Second, use it when you are integrating data from multiple sources. You might have sales data in Stripe and marketing data in Facebook Ads. By creating a star schema, you can link these disparate sources through shared dimensions like time or customer ID. This gives you a holistic view of your business that you cannot get by looking at each tool individually.

Third, use it when you want to empower your team to do self service analytics. Because the star schema is intuitive, a marketing manager or a product owner can learn to build their own reports without needing a data engineer to write complex code for them every time they have a question.

The Unknowns and Strategic Risks

No data model is perfect, and the star schema comes with its own set of challenges that you should keep in mind. One of the biggest unknowns is how to handle data that changes over time. This is often called slowly changing dimensions. If a customer moves from New York to Austin, do you update their record and lose the historical context of their New York residency, or do you create a new record? Both approaches have pros and cons that will affect your historical reporting.
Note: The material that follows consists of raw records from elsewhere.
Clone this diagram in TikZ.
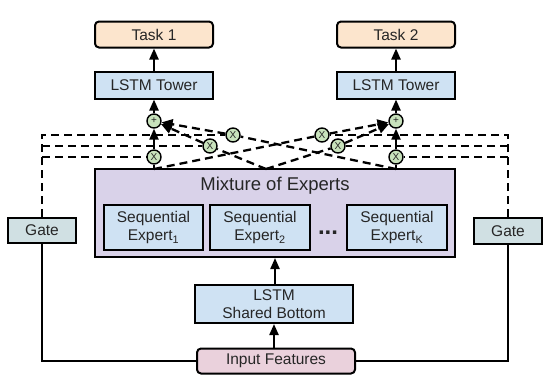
\documentclass[tikz,border=0pt]{standalone}
\usepackage{fontspec}
\setmainfont{Liberation Sans}
\usetikzlibrary{arrows.meta}
\definecolor{taskc}{HTML}{FCE5CD}
\definecolor{bluec}{HTML}{CFE2F3}
\definecolor{purplec}{HTML}{D9D2E9}
\definecolor{gatec}{HTML}{D0E0E3}
\definecolor{pinkc}{HTML}{EAD1DC}
\definecolor{greenc}{HTML}{C8E2BC}
\definecolor{textc}{HTML}{262626}
\begin{document}
\begin{tikzpicture}[x=1pt,y=-1pt,
  box/.style={draw=black, line width=2pt, inner sep=0pt, align=center,
    font=\fontsize{15.5}{18.5}\selectfont, text=textc},
  mult/.style={circle, draw=black, line width=1.4pt, fill=greenc, minimum size=14pt,
    inner sep=0pt, font=\fontsize{10}{10}\selectfont, text=textc},
  arr/.style={line width=2.2pt, -{Triangle[length=11pt,width=9pt]}},
  dline/.style={line width=2.3pt, dash pattern=on 8pt off 5pt},
  darr/.style={dline, -{Triangle[length=11pt,width=10pt]}},
  sline/.style={line width=2.2pt}
]
\useasboundingbox (0,0) rectangle (553,378);

% tasks and towers
\node[box, rounded corners=4pt, fill=taskc, minimum width=118pt, minimum height=26pt] (t1) at (154,34.5) {Task 1};
\node[box, rounded corners=4pt, fill=taskc, minimum width=118pt, minimum height=26pt] (t2) at (396,34.5) {Task 2};
\node[box, fill=bluec, minimum width=118pt, minimum height=27pt] (lt1) at (154,85) {LSTM Tower};
\node[box, fill=bluec, minimum width=118pt, minimum height=27pt] (lt2) at (396,85) {LSTM Tower};

% mixture of experts
\node[box, fill=purplec, minimum width=360pt, minimum height=88pt] (moe) at (275,213) {};
\node[font=\fontsize{18.5}{20}\selectfont, text=textc] (moet) at (275,186) {Mixture of Experts};
\node[box, fill=bluec, minimum width=99pt, minimum height=45pt] (e1) at (153.5,227.5) {Sequential\\Expert\textsubscript{1}};
\node[box, fill=bluec, minimum width=100pt, minimum height=45pt] (e2) at (260,227.5) {Sequential\\Expert\textsubscript{2}};
\node[box, fill=bluec, minimum width=100pt, minimum height=45pt] (ek) at (397,227.5) {Sequential\\Expert\textsubscript{K}};
\node[font=\bfseries\fontsize{24}{24}\selectfont, text=textc, anchor=base, inner sep=0pt] (dots) at (328,234) {...};

% bottom
\node[box, fill=bluec, minimum width=158pt, minimum height=38pt] (sb) at (274,304) {LSTM\\Shared Bottom};
\node[box, rounded corners=4pt, fill=pinkc, minimum width=158pt, minimum height=25pt] (inp) at (276,361) {Input Features};

% gates
\node[box, fill=gatec, minimum width=68pt, minimum height=25pt] (gl) at (42,230.5) {Gate};
\node[box, fill=gatec, minimum width=68pt, minimum height=26pt] (gr) at (508,231) {Gate};

% sum and product nodes
\node[mult] (pl) at (154,121) {+};
\node[mult] (pr) at (396,121) {+};
\node[mult] (xl1) at (154,157) {X};
\node[mult] (xl2) at (210,146) {X};
\node[mult] (xl3) at (233,135) {X};
\node[mult] (xr1) at (322,135) {X};
\node[mult] (xr2) at (338,146) {X};
\node[mult] (xr3) at (396,157) {X};

\coordinate (ta) at (154,169);
\coordinate (tb) at (266,169);
\coordinate (tc) at (396,169);

% solid arrows
\draw[arr] (inp.north -| sb) -- (sb.south);
\draw[arr] (sb.north -| 275,0) -- (moe.south -| 275,0);
\draw[arr] (xl1) -- (pl);
\draw[arr] (pl) -- (lt1);
\draw[arr] (lt1) -- (t1);
\draw[arr] (xr3) -- (pr);
\draw[arr] (pr) -- (lt2);
\draw[arr] (lt2) -- (t2);
\draw[sline] (ta) -- (xl1);
\draw[sline] (tc) -- (xr3);

% expert outputs to products
\draw[dline] (tb) -- (xl2);
\draw[dline] (tc) -- (xl3);
\draw[dline] (ta) -- (xr1);
\draw[dline] (tb) -- (xr2);

% products to sums
\draw[darr] (xl2) -- (pl);
\draw[darr] (xl3) -- (pl);
\draw[darr] (xr1) -- (pr);
\draw[darr] (xr2) -- (pr);

% gate outputs
\coordinate (glc) at (gl.north |- xl3);
\coordinate (grc) at (gr.north |- xr1);
\draw[dline] (gl.north) -- (glc) -- (xl3);
\draw[dline] (gl.north |- xl2) -- (xl2);
\draw[dline] (gl.north |- xl1) -- (xl1);
\draw[dline] (gr.north) -- (grc) -- (xr1);
\draw[dline] (gr.north |- xr2) -- (xr2);
\draw[dline] (gr.north |- xr3) -- (xr3);

% gate inputs
\draw[sline] (gl.south) |- (inp.west);
\draw[sline] (gr.south) |- (inp.east);
\end{tikzpicture}
\end{document}
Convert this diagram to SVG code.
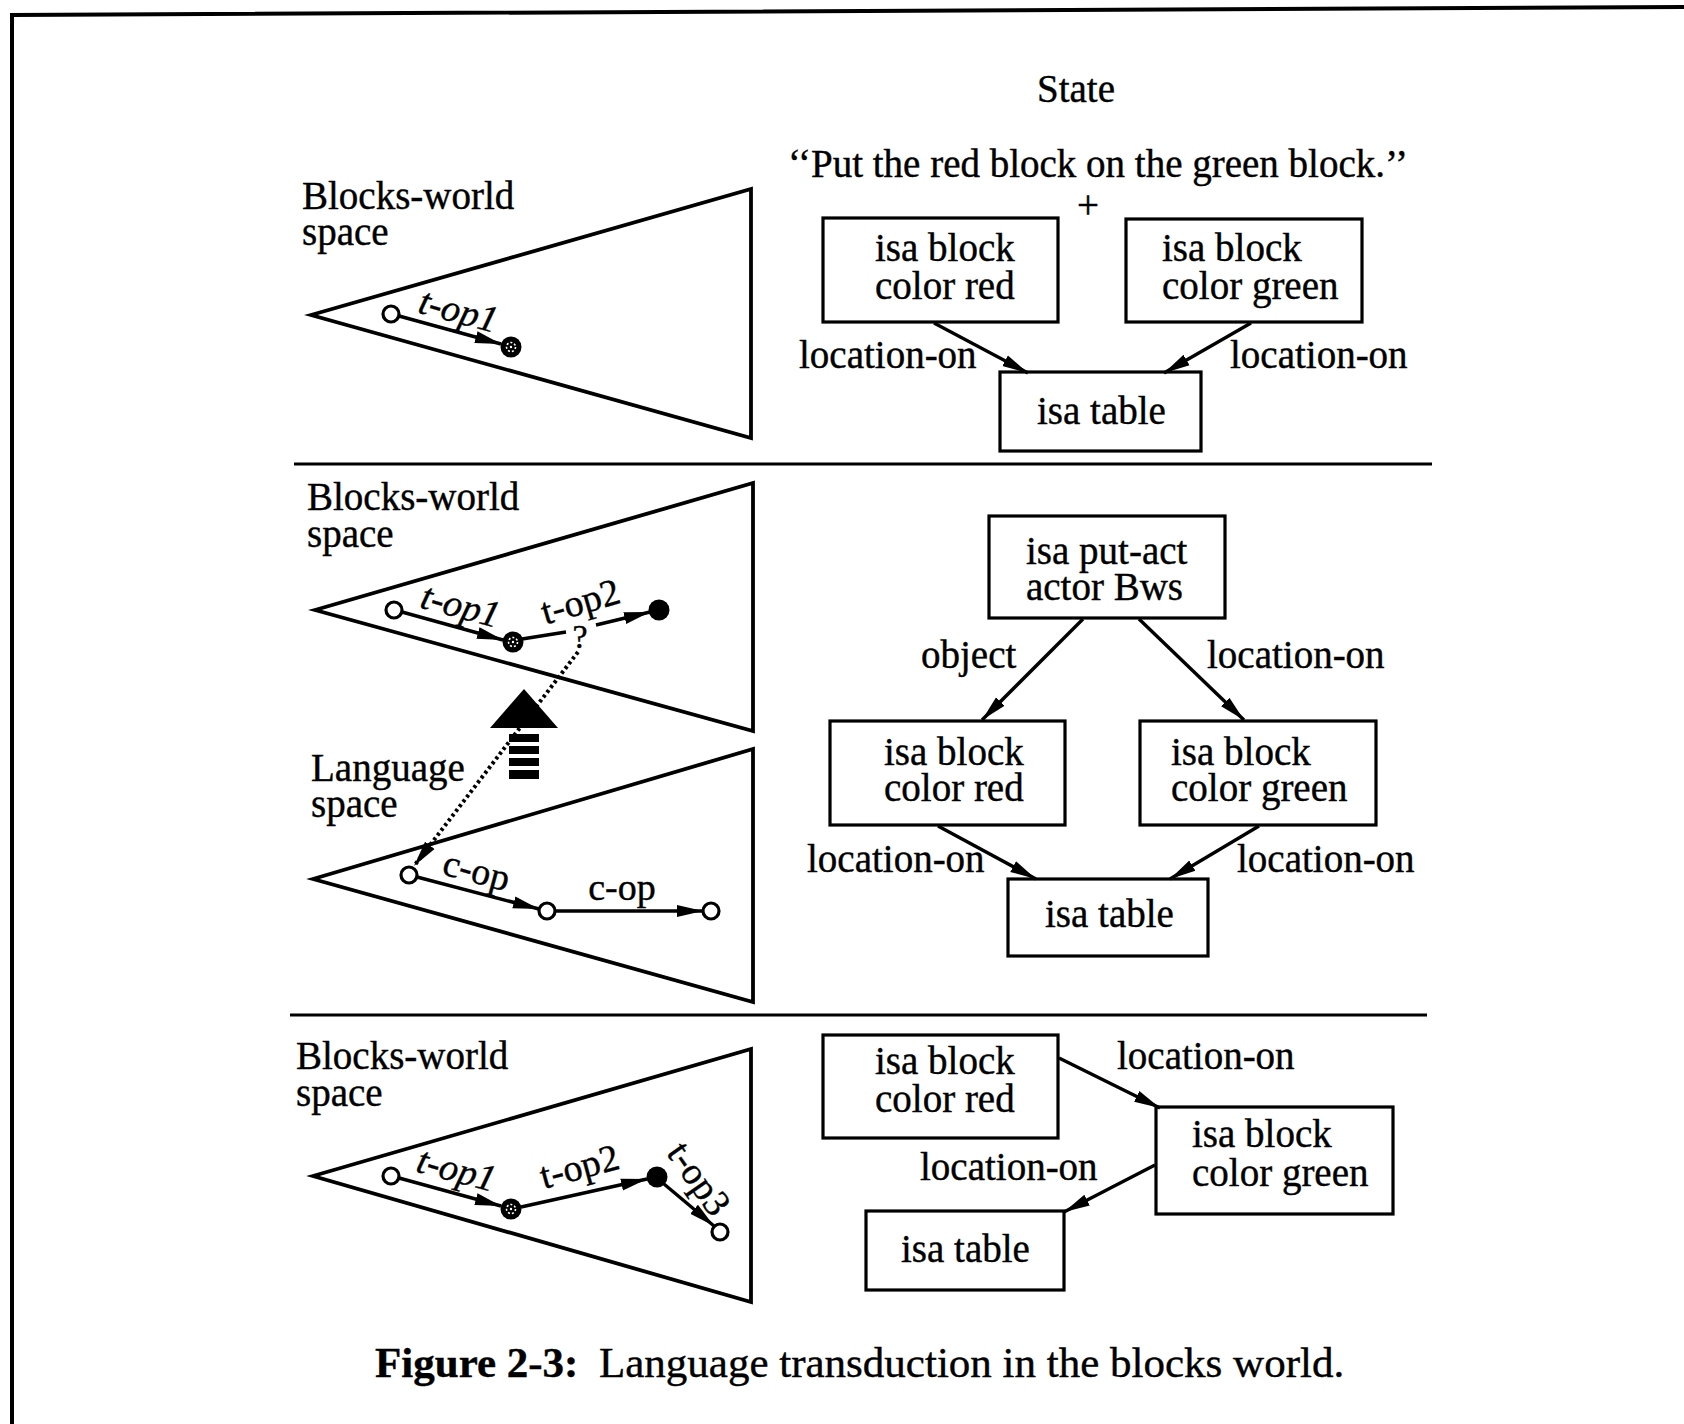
<svg xmlns="http://www.w3.org/2000/svg" width="1684" height="1424" viewBox="0 0 1684 1424">
  <style>
    text { font-family: "Liberation Serif", "Times New Roman", serif; font-size: 39px; fill: #000; stroke: #000; stroke-width: 0.4; }
    .lbl { font-size: 38px; }
    .it { font-style: italic; }
    .cap { font-size: 43px; }
    .box { fill: #fff; stroke: #000; stroke-width: 3.2; }
    .space { fill: none; stroke: #000; stroke-width: 3.8; stroke-linejoin: miter; }
    .edge { fill: none; stroke: #000; stroke-width: 3.4; }
    .rule { fill: none; stroke: #000; stroke-width: 3.2; }
    .open { fill: #fff; stroke: #000; stroke-width: 3.2; }
    .solid { fill: #000; }
    .dots { fill: none; stroke: #000; stroke-width: 4; stroke-dasharray: 3 3; }
  </style>
  <defs>
    <marker id="ah" markerUnits="userSpaceOnUse" markerWidth="28" markerHeight="14" refX="26" refY="7" orient="auto">
      <path d="M0,1 L26,7 L0,13 z" fill="#000"/>
    </marker>
    <!-- intermediate state: dark disc with a light speckle -->
    <g id="mid">
      <circle r="10.5" fill="#000"/>
      <circle r="4.5" fill="none" stroke="#fff" stroke-width="1.6" stroke-dasharray="2 2"/>
      <circle r="1.2" fill="#fff"/>
    </g>
  </defs>

  <rect width="1684" height="1424" fill="#fff"/>

  <!-- page frame -->
  <path d="M12,1424 L12,15 L1684,7" fill="none" stroke="#000" stroke-width="4"/>

  <!-- panel separators -->
  <line class="rule" x1="294" y1="464" x2="1432" y2="464"/>
  <line class="rule" x1="290" y1="1015" x2="1427" y2="1015"/>

  <!-- column heading and utterance -->
  <text x="1076" y="102" text-anchor="middle">State</text>
  <text x="1098" y="177" text-anchor="middle">‘‘Put the red block on the green block.’’</text>
  <text x="1088" y="218" text-anchor="middle">+</text>

  <!-- ===== Panel 1: problem space ===== -->
  <g id="space1">
    <polygon class="space" points="311,315 751,189 751,438"/>
    <text x="302" y="209">Blocks-world</text>
    <text x="302" y="245">space</text>
  </g>

  <!-- ===== Panel 2: problem spaces ===== -->
  <g id="space2-blocks">
    <polygon class="space" points="315,610 753,483 753,731"/>
    <text x="307" y="510">Blocks-world</text>
    <text x="307" y="547">space</text>
  </g>
  <g id="space2-language">
    <polygon class="space" points="313,879 753,749 753,1002"/>
    <text x="311" y="781">Language</text>
    <text x="311" y="817">space</text>
  </g>

  <!-- ===== Panel 3: problem space ===== -->
  <g id="space3">
    <polygon class="space" points="313,1176 751,1049 751,1302"/>
    <text x="296" y="1069">Blocks-world</text>
    <text x="296" y="1106">space</text>
  </g>

  <!-- transduction arrow between the spaces -->
  <g id="transduce">
    <polygon points="524,689 490,728 558,728" fill="#000"/>
    <rect x="509" y="734" width="30" height="8" fill="#000"/>
    <rect x="509" y="746" width="30" height="8" fill="#000"/>
    <rect x="509" y="758" width="30" height="8" fill="#000"/>
    <rect x="509" y="770" width="30" height="9" fill="#000"/>
  </g>

  <!-- state graph boxes -->
  <g id="p1-red">
    <rect class="box" x="823" y="218" width="235" height="104"/>
    <text x="875" y="261">isa block</text>
    <text x="875" y="299">color red</text>
  </g>
  <g id="p1-green">
    <rect class="box" x="1126" y="219" width="236" height="103"/>
    <text x="1162" y="261">isa block</text>
    <text x="1162" y="299">color green</text>
  </g>
  <g id="p1-table">
    <rect class="box" x="1000" y="372" width="201" height="79"/>
    <text x="1037" y="424">isa table</text>
  </g>

  <g id="p2-act">
    <rect class="box" x="989" y="516" width="236" height="102"/>
    <text x="1026" y="564">isa put-act</text>
    <text x="1026" y="600">actor Bws</text>
  </g>
  <g id="p2-red">
    <rect class="box" x="830" y="721" width="235" height="104"/>
    <text x="884" y="765">isa block</text>
    <text x="884" y="801">color red</text>
  </g>
  <g id="p2-green">
    <rect class="box" x="1140" y="721" width="236" height="104"/>
    <text x="1171" y="765">isa block</text>
    <text x="1171" y="801">color green</text>
  </g>
  <g id="p2-table">
    <rect class="box" x="1008" y="879" width="200" height="77"/>
    <text x="1045" y="927">isa table</text>
  </g>

  <g id="p3-red">
    <rect class="box" x="823" y="1035" width="235" height="103"/>
    <text x="875" y="1074">isa block</text>
    <text x="875" y="1112">color red</text>
  </g>
  <g id="p3-green">
    <rect class="box" x="1156" y="1107" width="237" height="107"/>
    <text x="1192" y="1147">isa block</text>
    <text x="1192" y="1186">color green</text>
  </g>
  <g id="p3-table">
    <rect class="box" x="866" y="1211" width="198" height="79"/>
    <text x="901" y="1262">isa table</text>
  </g>

  <!-- connectors -->
  <g id="connectors">
    <!-- panel 1 operators -->
    <line class="edge" x1="399" y1="316" x2="501" y2="344" marker-end="url(#ah)"/>
    <!-- panel 2 operators -->
    <line class="edge" x1="402" y1="612" x2="503" y2="640" marker-end="url(#ah)"/>
    <line class="edge" x1="522" y1="639" x2="566" y2="632"/>
    <line class="edge" x1="596" y1="625" x2="650" y2="612" marker-end="url(#ah)"/>
    <line class="dots" x1="578" y1="652" x2="414" y2="866" marker-end="url(#ah)"/>
    <line class="edge" x1="417" y1="877" x2="539" y2="909" marker-end="url(#ah)"/>
    <line class="edge" x1="555" y1="911" x2="703" y2="911" marker-end="url(#ah)"/>
    <!-- panel 3 operators -->
    <line class="edge" x1="399" y1="1178" x2="501" y2="1206" marker-end="url(#ah)"/>
    <line class="edge" x1="521" y1="1207" x2="647" y2="1179" marker-end="url(#ah)"/>
    <line class="edge" x1="664" y1="1184" x2="714" y2="1226" marker-end="url(#ah)"/>

    <!-- panel 1 relations -->
    <line class="edge" x1="934" y1="323" x2="1028" y2="373" marker-end="url(#ah)"/>
    <line class="edge" x1="1251" y1="323" x2="1164" y2="373" marker-end="url(#ah)"/>
    <!-- panel 2 relations -->
    <line class="edge" x1="1083" y1="619" x2="982" y2="720" marker-end="url(#ah)"/>
    <line class="edge" x1="1139" y1="619" x2="1244" y2="720" marker-end="url(#ah)"/>
    <line class="edge" x1="938" y1="826" x2="1036" y2="879" marker-end="url(#ah)"/>
    <line class="edge" x1="1259" y1="826" x2="1170" y2="879" marker-end="url(#ah)"/>
    <!-- panel 3 relations -->
    <line class="edge" x1="1059" y1="1058" x2="1160" y2="1108" marker-end="url(#ah)"/>
    <line class="edge" x1="1155" y1="1165" x2="1064" y2="1212" marker-end="url(#ah)"/>
  </g>

  <!-- states -->
  <g id="states">
    <circle class="open" cx="391" cy="314" r="8"/>
    <use href="#mid" x="511" y="347"/>

    <circle class="open" cx="394" cy="610" r="8"/>
    <use href="#mid" x="513" y="642"/>
    <circle class="solid" cx="659" cy="610" r="10.5"/>

    <circle class="open" cx="409" cy="875" r="8"/>
    <circle class="open" cx="547" cy="911" r="8"/>
    <circle class="open" cx="711" cy="911" r="8"/>

    <circle class="open" cx="391" cy="1176" r="8"/>
    <use href="#mid" x="511" y="1209"/>
    <circle class="solid" cx="657" cy="1177" r="10.5"/>
    <circle class="open" cx="720" cy="1232" r="8"/>
  </g>

  <!-- operator labels -->
  <g id="op-labels">
    <text class="lbl it" text-anchor="middle" transform="translate(458,313) rotate(15)" y="10">t-op1</text>
    <text class="lbl it" text-anchor="middle" transform="translate(460,608) rotate(15)" y="10">t-op1</text>
    <text class="lbl" text-anchor="middle" transform="translate(581,604) rotate(-16)" y="10">t-op2</text>
    <text class="lbl" text-anchor="middle" x="580" y="648" style="font-size:34px">?</text>
    <text class="lbl" text-anchor="middle" transform="translate(476,873) rotate(15)" y="10">c-op</text>
    <text class="lbl" text-anchor="middle" x="622" y="900">c-op</text>
    <text class="lbl it" text-anchor="middle" transform="translate(456,1172) rotate(15)" y="10">t-op1</text>
    <text class="lbl" text-anchor="middle" transform="translate(580,1169) rotate(-15)" y="10">t-op2</text>
    <text class="lbl" text-anchor="middle" transform="translate(697,1180) rotate(55)" y="10">t-op3</text>
  </g>

  <!-- relation labels -->
  <g id="rel-labels">
    <text x="799" y="368">location-on</text>
    <text x="1230" y="368">location-on</text>
    <text x="921" y="668">object</text>
    <text x="1207" y="668">location-on</text>
    <text x="807" y="872">location-on</text>
    <text x="1237" y="872">location-on</text>
    <text x="1117" y="1069">location-on</text>
    <text x="920" y="1180">location-on</text>
  </g>

  <!-- caption -->
  <text class="cap" x="375" y="1377"><tspan font-weight="bold">Figure 2-3:</tspan><tspan x="599">Language transduction in the blocks world.</tspan></text>
</svg>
There is also the question of granularity. You have to decide what each row in your fact table represents. Is it one row per order, or one row per item within an order? If you choose a grain that is too high, you might lose the ability to answer detailed questions later. If you choose a grain that is too low, your data volume might explode faster than your budget allows.

Another uncertainty involves the sheer speed of change in a startup. Your business model might pivot next month. If you spend too much time perfecting a star schema for a product you might not be selling in six months, you are wasting resources. The goal is to build just enough structure to gain insights without becoming rigid.

As a founder, you should ask your team: what are the core facts that drive our business today? What are the three or four dimensions we always use to look at those facts? Start there. You do not need a perfect data warehouse on day one. You need a functional one that allows you to see the truth about your business so you can build something that lasts.